Ask a counsellor: Should I put up with a man who is always late?

Columnist and counsellor Fiona Caine offers her perspective on whether a woman should put with a man who regularly stands her up.

The problem…

“A couple of months ago I met a man and we’ve been seeing each other a few times a week. However, he is nearly always late for our dates and once he left me sitting in a busy restaurant on my own for almost an hour. Twice he has been a complete no-show and didn’t message to say he wasn’t coming – he just texted the following day to apologise.

“I’m ready to try again for a serious relationship, but I’m worried I might be setting myself up for a fall. Should I continue to see him?”

Fiona says…

You’ve been remarkably forgiving so far and many people, myself included, would have decided that being stood up twice in such a short space of time was already a step too far.

It’s not difficult to stay in touch with people using mobile phones today.
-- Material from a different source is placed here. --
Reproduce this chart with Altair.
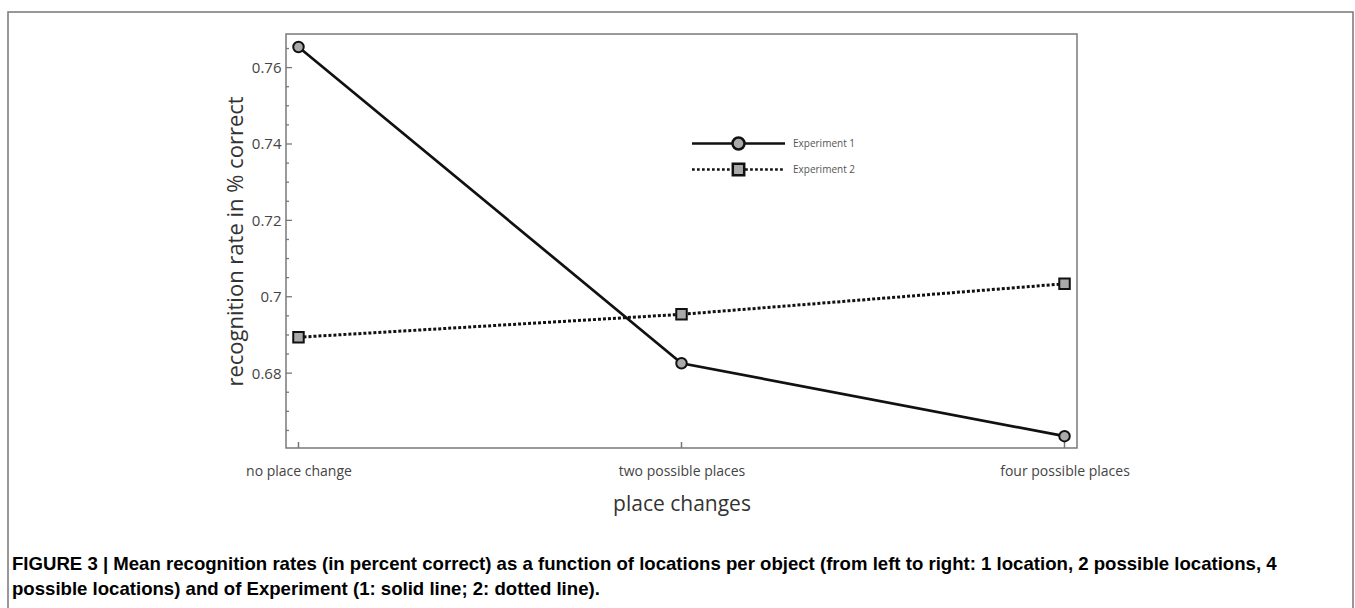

To apologise by text, rather than a voice-to-voice call or voicemail, suggests a lack of respect at best and downright cowardice at worst.


I accept that plans must change sometimes but, when a pattern develops like this, I am not sure it can be put down to simple forgetfulness – but only you can decide whether to give him more time. If you do, I suggest you make a start by saying you care for him and want to continue to see him, but that you were hurt by being stood up and doubly hurt when he didn’t call after promising to.

Stress that you understand why his plans may have to change at short notice, but tell him your time is valuable too, so could he let you know in good time if he’s going to be late or his plans change. You can then see how it goes, but I think you might also want to consider pulling back from thinking of this as a “serious relationship”, at least for now. I am not saying it won’t get to that stage, but you’ve only known him for two months and his behaviour to date suggests he might not yet see this as a serious relationship either.

Enjoy your time together and decide how long you want to give him; hopefully he will grow to feel the same way about you. If his behaviour doesn’t change, and he fails to consider your needs though, you’ll know it’s time to move on.